Sarkar also said that this wave of #MeToo protests in India is a sign of more people accepting the fact that a majority of women are not naming men as harassers to fulfil some sort of a vendetta.

"I think a key difference between what happened last year and what is happening today is that women who helped me add names to the list were fearful of retaliation on professional fronts so they chose to remain anonymous but today many women are overcoming this fear and making the accusations themselves. I am very glad this is happening," Sarkar told me, over email.

Sarkar also said that this wave of #MeToo protests in India is a sign of more people accepting the fact that a majority of women are not naming men as harassers to fulfil some sort of a vendetta.

"My heart goes out to the survivors who had publicly accused men of harassing them in academia last year (after the list was published) but were not taken seriously, they were accused of enabling my so called 'witch hunt'. I hope society takes cognizance of their allegations and extend their solidarity to them as well," Sarkar told me.

Fear of backlash, and mental health worries

Two days before writing this article, a very close friend finally mustered courage to publicly share details of the horrific assault she suffered at the hands of a friend we had both known and trusted for years. The day she wrote the Facebook status detailing the assault was the when we saw the clarity she had about how she sought closure. She was aware of the backlash that would come her way, anticipated a smear campaign and also the fact that many people she knew may side with the assaulter.

"By sharing this story, I am giving myself a chance to get rid of that weight," she wrote at the end of a long, difficult post. The assault and now going public with the details have taken a toll on her mental health.

Khan, who alleged that the Times Group devoted their entire machinery to discredit her experience, also filed an FIR in 2015 in Kolkata. In fact, she told me, cops refused to file the FIR until she made a hue and cry at the police station. "Three years have passed since then. The cops did nothing. So basically it was sent to the cold storage. I too did not pursue further. Because there's a limit to letting yourself be assaulted like this mentally and psychologically," Khan said.

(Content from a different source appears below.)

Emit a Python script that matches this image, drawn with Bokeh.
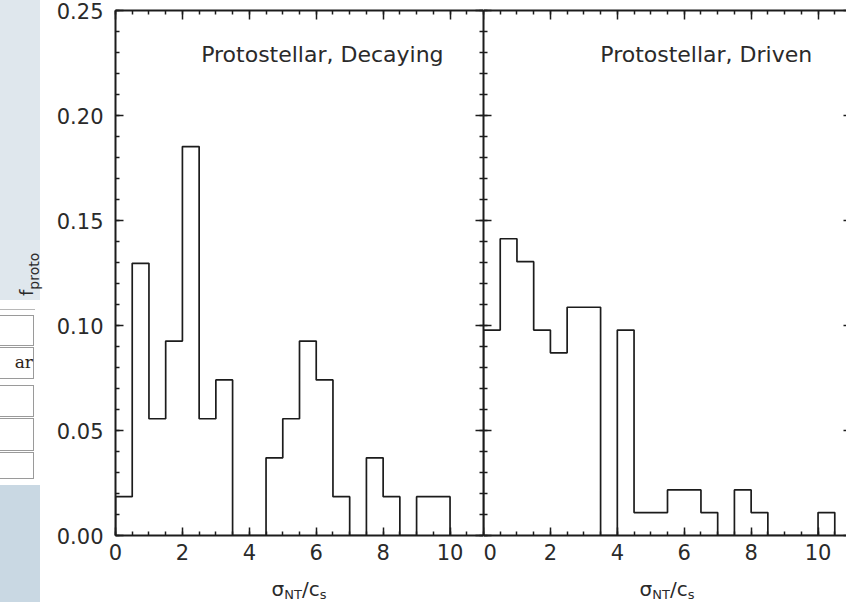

Sarkar, who compiled the LoSHA and engaged in multiple arguments about its credibility, told me that she "got very depressed, gained 20 KG and just dissociated for while". A law student in the US, she reminded me that she suffered this despite having a strong support system and access to healthcare facilities, thanks to her college's insurance.

I'm hoping that after so many big names being called out due to this movement, there will be a professional atmosphere at the workplace and it won't be treated like someone's living room.

Five years ago, when the rape accusation against Tejpal surfaced, it felt wildly unreal to dozens of young women journalists in newsrooms across India. Thanks to bawdy older men cracking inappropriate 'jokes' in the newsroom all the time, women colleagues being told to 'ignore' older men expressing their 'love' for them after one drink too many, older women telling younger women 'oh that's just XYZ for you' when the latter complained about sexual advances from seniors, we had till then only dealt with powerful, predatory male editors like we deal with street harassment—best suffered quietly and forgotten quickly. To have such a man held accountable of sexual predation—a badge worn with pride and arrogance by scores of such men in our experience—was empowering yet shocking.

At this moment, it feels like the most plausible thing to have happened.

Khan said, "I'm hoping that after so many big names being called out due to this movement, there will be a professional atmosphere at the workplace and it won't be treated like someone's living room."

For at least some men among the millions running the circus of oppression, it really seems like time's up.